After the 2009 general election, Nomvula Mokonyane, who succeeded Mashatile as Premier, retained Nkomfe as MEC for Finance. Before the election, Nkomfe had been considered a strong contender for election to the premiership himself. On 23 November 2012, he was named "Hero of the Week" by Corruption Watch, a Transparency International affiliate, which praised his "firm commitment to ridding the province of corruption" and "prioritising corruption busting in local government".

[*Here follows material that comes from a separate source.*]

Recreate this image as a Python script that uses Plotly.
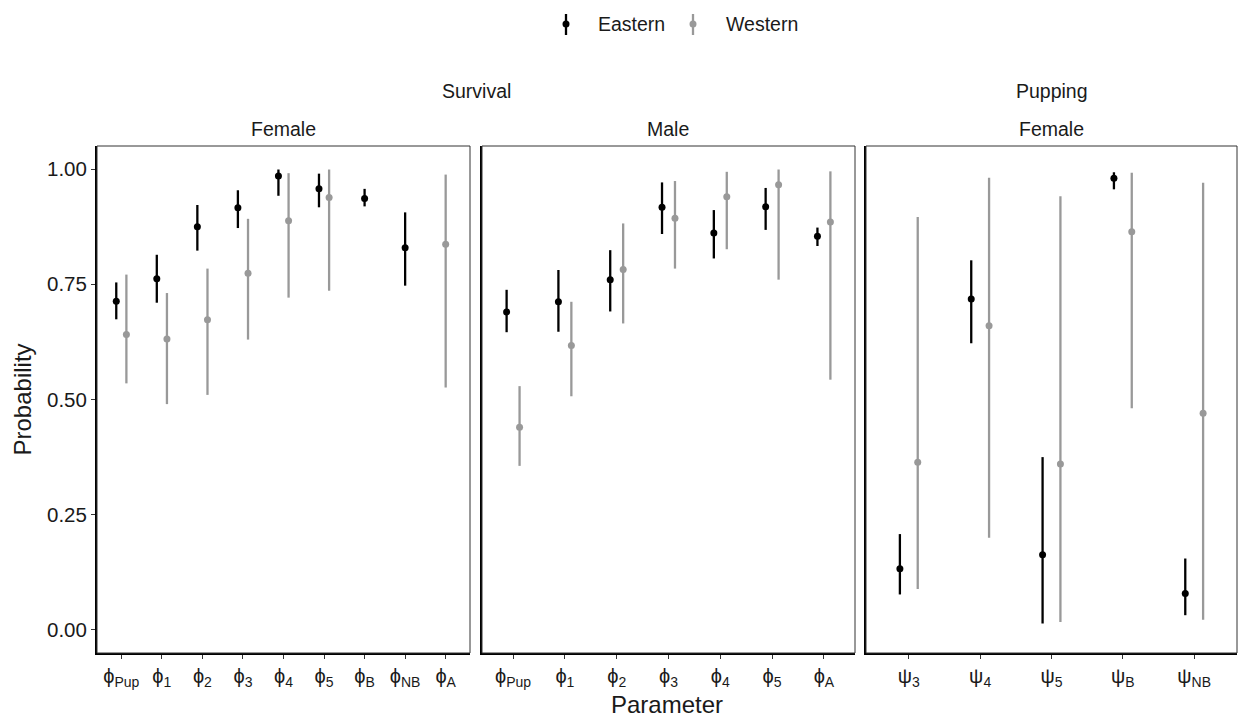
import plotly.graph_objects as go

# ---- data -------------------------------------------------------------
surv_f_labels = ["ϕ<sub>Pup</sub>", "ϕ<sub>1</sub>", "ϕ<sub>2</sub>", "ϕ<sub>3</sub>",
                 "ϕ<sub>4</sub>", "ϕ<sub>5</sub>", "ϕ<sub>B</sub>", "ϕ<sub>NB</sub>", "ϕ<sub>A</sub>"]
surv_f_east_mean = [0.713, 0.762, 0.875, 0.916, 0.985, 0.957, 0.936, 0.829, None]
surv_f_east_low = [0.674, 0.710, 0.823, 0.872, 0.942, 0.917, 0.919, 0.747, None]
surv_f_east_high = [0.754, 0.814, 0.922, 0.954, 0.999, 0.990, 0.957, 0.906, None]
surv_f_west_mean = [0.641, 0.631, 0.673, 0.774, 0.888, 0.938, None, None, 0.837]
surv_f_west_low = [0.535, 0.490, 0.510, 0.630, 0.721, 0.736, None, None, 0.526]
surv_f_west_high = [0.771, 0.731, 0.784, 0.892, 0.991, 0.999, None, None, 0.988]

surv_m_labels = ["ϕ<sub>Pup</sub>", "ϕ<sub>1</sub>", "ϕ<sub>2</sub>", "ϕ<sub>3</sub>",
                 "ϕ<sub>4</sub>", "ϕ<sub>5</sub>", "ϕ<sub>A</sub>"]
surv_m_east_mean = [0.690, 0.712, 0.760, 0.917, 0.861, 0.918, 0.854]
surv_m_east_low = [0.646, 0.647, 0.691, 0.859, 0.806, 0.868, 0.833]
surv_m_east_high = [0.738, 0.781, 0.824, 0.971, 0.911, 0.959, 0.873]
surv_m_west_mean = [0.440, 0.617, 0.782, 0.893, 0.940, 0.966, 0.885]
surv_m_west_low = [0.356, 0.507, 0.665, 0.784, 0.826, 0.760, 0.543]
surv_m_west_high = [0.529, 0.712, 0.882, 0.974, 0.994, 0.999, 0.995]

pup_f_labels = ["ψ<sub>3</sub>", "ψ<sub>4</sub>", "ψ<sub>5</sub>", "ψ<sub>B</sub>", "ψ<sub>NB</sub>"]
pup_f_east_mean = [0.133, 0.718, 0.163, 0.980, 0.079]
pup_f_east_low = [0.077, 0.622, 0.014, 0.956, 0.032]
pup_f_east_high = [0.208, 0.802, 0.375, 0.993, 0.155]
pup_f_west_mean = [0.364, 0.660, 0.360, 0.864, 0.470]
pup_f_west_low = [0.089, 0.200, 0.017, 0.481, 0.022]
pup_f_west_high = [0.896, 0.981, 0.941, 0.992, 0.970]

EAST_COLOR = "#000000"
WEST_COLOR = "#999999"
FONT = "Liberation Sans, Arial, sans-serif"

# ---- layout geometry (pixels) ------------------------------------------
W, H = 1238, 717
ML, MR, MT, MB = 97, 1, 146, 64
PW, PH = W - ML - MR, H - MT - MB


def px_x(px):
    return (px - ML) / PW


def px_y(py):
    return (H - MB - py) / PH


panel_px = [(97, 470), (482, 855), (866, 1237)]
domains = [[px_x(a), px_x(b)] for a, b in panel_px]

panels = [
    (surv_f_labels, surv_f_east_mean, surv_f_east_low, surv_f_east_high,
     surv_f_west_mean, surv_f_west_low, surv_f_west_high),
    (surv_m_labels, surv_m_east_mean, surv_m_east_low, surv_m_east_high,
     surv_m_west_mean, surv_m_west_low, surv_m_west_high),
    (pup_f_labels, pup_f_east_mean, pup_f_east_low, pup_f_east_high,
     pup_f_west_mean, pup_f_west_low, pup_f_west_high),
]

fig = go.Figure()
DODGE = 0.125

for p, (labels, em, el, eh, wm, wl, wh) in enumerate(panels):
    xa = "x" if p == 0 else f"x{p + 1}"
    ya = "y" if p == 0 else f"y{p + 1}"
    for name, color, mean, low, high, sign in [
        ("Eastern", EAST_COLOR, em, el, eh, -1),
        ("Western", WEST_COLOR, wm, wl, wh, 1),
    ]:
        xs, ys, up, dn = [], [], [], []
        for i in range(len(labels)):
            if mean[i] is None:
                continue
            other = wm if sign < 0 else em
            off = sign * DODGE if other[i] is not None else 0.0
            xs.append(i + 1 + off)
            ys.append(mean[i])
            up.append(high[i] - mean[i])
            dn.append(mean[i] - low[i])
        fig.add_trace(go.Scatter(
            x=xs, y=ys, mode="markers", name=name, showlegend=False,
            xaxis=xa, yaxis=ya,
            marker=dict(color=color, size=7),
            error_y=dict(type="data", symmetric=False, array=up, arrayminus=dn,
                         color=color, thickness=2.3, width=0),
        ))

layout_axes = {}
for p, (labels, *_rest) in enumerate(panels):
    xkey = "xaxis" if p == 0 else f"xaxis{p + 1}"
    ykey = "yaxis" if p == 0 else f"yaxis{p + 1}"
    yname = "y" if p == 0 else f"y{p + 1}"
    layout_axes[xkey] = dict(
        domain=domains[p], anchor=yname,
        range=[0.4, len(labels) + 0.6],
        tickvals=list(range(1, len(labels) + 1)), ticktext=labels,
        showgrid=False, zeroline=False,
        showline=True, linecolor="#000000", linewidth=2,
        ticks="outside", ticklen=4, tickwidth=1.2, tickcolor="#333333",
        tickfont=dict(family=FONT, size=20, color="#1a1a1a"),
        fixedrange=True,
    )
    ax_y = dict(
        domain=[0, 1], anchor="x" if p == 0 else f"x{p + 1}",
        range=[-0.05, 1.05],
        showgrid=False, zeroline=False,
        showline=True, linecolor="#000000", linewidth=2,
        fixedrange=True,
    )
    if p == 0:
        ax_y.update(tickvals=[0, 0.25, 0.5, 0.75, 1.0],
                    ticktext=["0.00", "0.25", "0.50", "0.75", "1.00"],
                    ticks="outside", ticklen=4, tickwidth=1.2, tickcolor="#333333",
                    tickfont=dict(family=FONT, size=20.5, color="#1a1a1a"))
    else:
        ax_y.update(showticklabels=False, ticks="", matches="y")
    layout_axes[ykey] = ax_y

# thin panel borders
shapes = []
for p in range(3):
    xr = "x domain" if p == 0 else f"x{p + 1} domain"
    yr = "y domain" if p == 0 else f"y{p + 1} domain"
    shapes.append(dict(type="rect", xref=xr, yref=yr, x0=0, x1=1, y0=0, y1=1,
                       line=dict(color="#333333", width=1), fillcolor="rgba(0,0,0,0)"))

# legend glyphs
for cx, color in [(566, EAST_COLOR), (693, WEST_COLOR)]:
    shapes.append(dict(type="line", xref="paper", yref="paper",
                       x0=px_x(cx), x1=px_x(cx), y0=px_y(14), y1=px_y(35),
                       line=dict(color=color, width=2.3)))
    shapes.append(dict(type="circle", xref="paper", yref="paper",
                       x0=px_x(cx - 3.5), x1=px_x(cx + 3.5), y0=px_y(27.5), y1=px_y(20.5),
                       line=dict(color=color, width=0), fillcolor=color))

annotations = []


def note(text, px, py, size, **kw):
    annotations.append(dict(text=text, xref="paper", yref="paper",
                            x=px_x(px), y=px_y(py), showarrow=False,
                            font=dict(family=FONT, size=size, color="#1a1a1a"), **kw))


note("Eastern", 596, 23.5, 19.5, xanchor="left", yanchor="middle")
note("Western", 724, 23.5, 19.5, xanchor="left", yanchor="middle")
note("Survival", 476, 91, 19.5, xanchor="center", yanchor="middle")
note("Pupping", 1052, 91, 19.5, xanchor="center", yanchor="middle")
note("Female", 283.5, 129, 19.5, xanchor="center", yanchor="middle")
note("Male", 668.5, 129, 19.5, xanchor="center", yanchor="middle")
note("Female", 1051.5, 129, 19.5, xanchor="center", yanchor="middle")
note("Parameter", 667.5, 704, 24, xanchor="center", yanchor="middle")
note("Probability", 22, 399.5, 24, xanchor="center", yanchor="middle", textangle=-90)

fig.update_layout(
    width=W, height=H,
    margin=dict(l=ML, r=MR, t=MT, b=MB),
    paper_bgcolor="white", plot_bgcolor="white",
    showlegend=False,
    shapes=shapes, annotations=annotations,
    **layout_axes,
)

fig.write_html("out.html", config={"displayModeBar": False})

Ahead of the 2014 general election, Nkomfe was again one of the leading contenders to stand as the ANC's candidate for Premier of Gauteng. However, in April, Nkomfe withdrew his name from the ANC's provincial party list (on which he had initially been ranked fourth), removing himself from contention for an ordinary seat in the provincial legislature as well as for the premiership. In the Executive Council he was succeeded by Barbara Creecy. He said that he would remain active in the ANC but would seek to pursue an academic career researching ICT policy and regulation.

== Subsequent positions ==
From 2014, Nkomfe was employed as a special advisor to Minister Pravin Gordhan in the South African national government – first at the Ministry of Cooperative Governance and Traditional Affairs, then at the Ministry of Finance, and then, as of 2020, at the Ministry of Public Enterprises. In 2017 and 2018, he was involved in high-profile civic campaigns which opposed incumbent national President Jacob Zuma. In April 2018, he was appointed to a five-year term on the board of the Financial and Fiscal Commission of South Africa. As of 2020, he was also a member of the board of trustees at the Ahmed Kathrada Foundation.